Moreover, in Perkins v. Benguet Consol. Mining Co., 342 U.S. 437, 72 S.Ct. 413, 96 L.Ed.485 (1952), the United States Supreme Court concluded that regardless of the presence of an agent for service of process, the court must still determine on a case-by-case basis whether the amount and kind of activities carried on by the foreign corporation in the state of the forum were sufficient to make it reasonable and just to subject the corporation to personal jurisdiction in that state. The court emphasized that the corporate activities of a foreign corporation which, under a state statute, make it necessary for it to secure a license and to designate a statutory agent upon whom process may be served provide a helpful, but not a conclusive test. Perkins, 342 U.S. at 446, 72 S.Ct. at 419. It thereby rejected the argument that the mere presence of an agent for service of process automatically satisfied the requirements of due process.

Accordingly, we are not persuaded by Taylor’s argument, based on the provisions of 49 U.S.C.A. § 13304, that this statute confers personal jurisdiction on any interstate motor carrier in any state through which its trucks might travel, however infrequently. First, as a factual matter, we note that there is no return on service in this record to establish that service was made on TCA through a registered agent or by any other means. Second, Taylor did not establish that TCA has or had a registered agent in this state, pursuant to this or any other statute.

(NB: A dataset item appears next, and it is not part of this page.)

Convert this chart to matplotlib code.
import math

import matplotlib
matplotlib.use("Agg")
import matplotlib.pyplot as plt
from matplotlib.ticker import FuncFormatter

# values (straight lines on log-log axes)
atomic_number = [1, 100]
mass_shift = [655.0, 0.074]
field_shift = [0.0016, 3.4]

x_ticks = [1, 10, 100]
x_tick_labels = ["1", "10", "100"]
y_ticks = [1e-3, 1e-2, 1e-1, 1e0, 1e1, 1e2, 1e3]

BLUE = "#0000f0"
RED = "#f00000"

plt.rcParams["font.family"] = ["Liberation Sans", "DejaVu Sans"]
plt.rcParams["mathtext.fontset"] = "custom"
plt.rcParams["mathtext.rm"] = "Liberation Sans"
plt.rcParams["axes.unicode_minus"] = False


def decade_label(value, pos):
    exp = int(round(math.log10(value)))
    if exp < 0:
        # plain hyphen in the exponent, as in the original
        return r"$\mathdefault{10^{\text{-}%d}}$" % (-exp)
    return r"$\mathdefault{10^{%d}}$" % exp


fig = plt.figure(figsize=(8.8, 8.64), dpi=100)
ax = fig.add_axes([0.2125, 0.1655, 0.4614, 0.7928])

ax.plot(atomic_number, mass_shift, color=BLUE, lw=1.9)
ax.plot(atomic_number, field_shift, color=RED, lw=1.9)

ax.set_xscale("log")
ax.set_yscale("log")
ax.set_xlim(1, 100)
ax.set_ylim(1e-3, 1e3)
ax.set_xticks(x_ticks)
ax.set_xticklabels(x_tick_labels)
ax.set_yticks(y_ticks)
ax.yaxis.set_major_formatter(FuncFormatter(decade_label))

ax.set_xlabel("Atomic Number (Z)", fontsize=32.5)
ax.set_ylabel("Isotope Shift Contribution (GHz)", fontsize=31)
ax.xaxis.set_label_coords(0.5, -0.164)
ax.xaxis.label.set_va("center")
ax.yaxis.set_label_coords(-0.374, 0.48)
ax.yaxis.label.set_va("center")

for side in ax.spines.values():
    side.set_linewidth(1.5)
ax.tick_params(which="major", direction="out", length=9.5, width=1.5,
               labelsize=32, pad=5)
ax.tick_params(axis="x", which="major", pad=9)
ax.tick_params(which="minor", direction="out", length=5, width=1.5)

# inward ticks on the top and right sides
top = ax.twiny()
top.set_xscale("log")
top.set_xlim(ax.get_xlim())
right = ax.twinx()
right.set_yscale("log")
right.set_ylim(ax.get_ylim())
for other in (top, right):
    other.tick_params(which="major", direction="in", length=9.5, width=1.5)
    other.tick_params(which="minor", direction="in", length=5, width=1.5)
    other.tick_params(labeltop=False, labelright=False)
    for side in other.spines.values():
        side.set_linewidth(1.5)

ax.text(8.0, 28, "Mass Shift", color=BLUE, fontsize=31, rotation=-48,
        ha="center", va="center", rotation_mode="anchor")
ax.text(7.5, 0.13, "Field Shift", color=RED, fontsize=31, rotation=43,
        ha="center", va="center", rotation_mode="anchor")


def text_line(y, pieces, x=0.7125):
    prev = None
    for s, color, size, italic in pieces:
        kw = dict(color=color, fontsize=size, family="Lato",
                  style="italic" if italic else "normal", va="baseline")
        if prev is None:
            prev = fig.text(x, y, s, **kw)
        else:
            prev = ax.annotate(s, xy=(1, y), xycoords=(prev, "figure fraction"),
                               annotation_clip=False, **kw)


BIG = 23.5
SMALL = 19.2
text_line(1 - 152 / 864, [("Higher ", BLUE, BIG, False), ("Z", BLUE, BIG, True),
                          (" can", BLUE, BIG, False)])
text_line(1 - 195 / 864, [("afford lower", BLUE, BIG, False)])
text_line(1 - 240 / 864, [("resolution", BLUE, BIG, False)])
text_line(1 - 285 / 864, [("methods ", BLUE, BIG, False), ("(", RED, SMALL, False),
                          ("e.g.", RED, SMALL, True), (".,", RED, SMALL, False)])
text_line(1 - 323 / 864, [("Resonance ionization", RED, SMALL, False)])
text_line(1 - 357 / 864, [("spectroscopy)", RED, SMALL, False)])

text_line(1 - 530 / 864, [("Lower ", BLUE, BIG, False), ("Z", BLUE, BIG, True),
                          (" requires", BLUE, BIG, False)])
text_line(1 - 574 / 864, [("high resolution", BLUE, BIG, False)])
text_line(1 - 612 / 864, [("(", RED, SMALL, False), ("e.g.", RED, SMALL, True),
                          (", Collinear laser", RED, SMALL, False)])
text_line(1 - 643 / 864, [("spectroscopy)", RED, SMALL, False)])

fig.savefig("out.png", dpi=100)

On the contrary, TCA’s answers to interrogatories and the documents referenced therein indicate that TCA does not have a registered agent for service of process in Louisiana. Third, and most importantly, even if TCA had such an agent and service was made on that agent, this fact alone would not suffice to establish personal jurisdiction. In Lyons v. Swift Transportation Co., Inc., No. 01-0209, 2001 WL 1153001 (E.D.La.9/26/01), the trucking company defendant had designated an agent for service of process, pursuant to the Motor Carrier Act, and was served through that agent. Yet the court found that under Louisiana law, a minimum contacts analysis was still applicable to the facts of the case. It determined that the plaintiff’s cause of action did not arise from any of the trucking company’s actions in the state, so there was no “specific jurisdiction.” In further reviewing the facts to determine if there was “general jurisdiction,” the court noted that the trucking company’s contacts with the state, consisting of occasional travel through Louisiana and deliveries here “from time to time” were not sufficient to subject it to the personal jurisdiction of the Louisiana court. The court stated that the plaintiff “has not shown that Swift trucks regularly travel in or through Louisiana” and “presents no record evidence establishing the volume of business Swift does in Louisiana or the frequency with which Swift’s trucks pass through Louisiana.” Lyons, 2001 WL 1153001 at p. 4. The court concluded:

Accordingly, the Court finds that designating an agent under the Motor Carrier Act, having four employees with Louisiana driver’s licenses, being involved in one accident in Louisiana in the past 30 months, passing through Louisiana and occasionally delivering goods in Louisiana, is insufficient to establish general personal jurisdiction over Swift.

The Lyons court also rejected the plaintiff’s argument that the defendant trucking company, having registered an agent for service in Louisiana pursuant to the Motor Carrier Act, had thereby consented to suit in Louisiana for suits based on events occurring outside of Louisiana. Citing Fifth Circuit precedent, the court stated that appointment of an agent for service, whether pursuant to a state statute or a federal statute, did not operate as an automatic consent to suits in the state, and that the minimum contacts analysis was still required. Lyons, 2001 WL 1153001 at p. 6-7, citing Wenche Siemer v. Learjet Acquisition Corp., 966 F .2d 179, 183 (5th Cir.1992), cert. denied, 506 U.S. 1080, 113 S.Ct. 1047, 122 L.Ed.2d 356 (1993).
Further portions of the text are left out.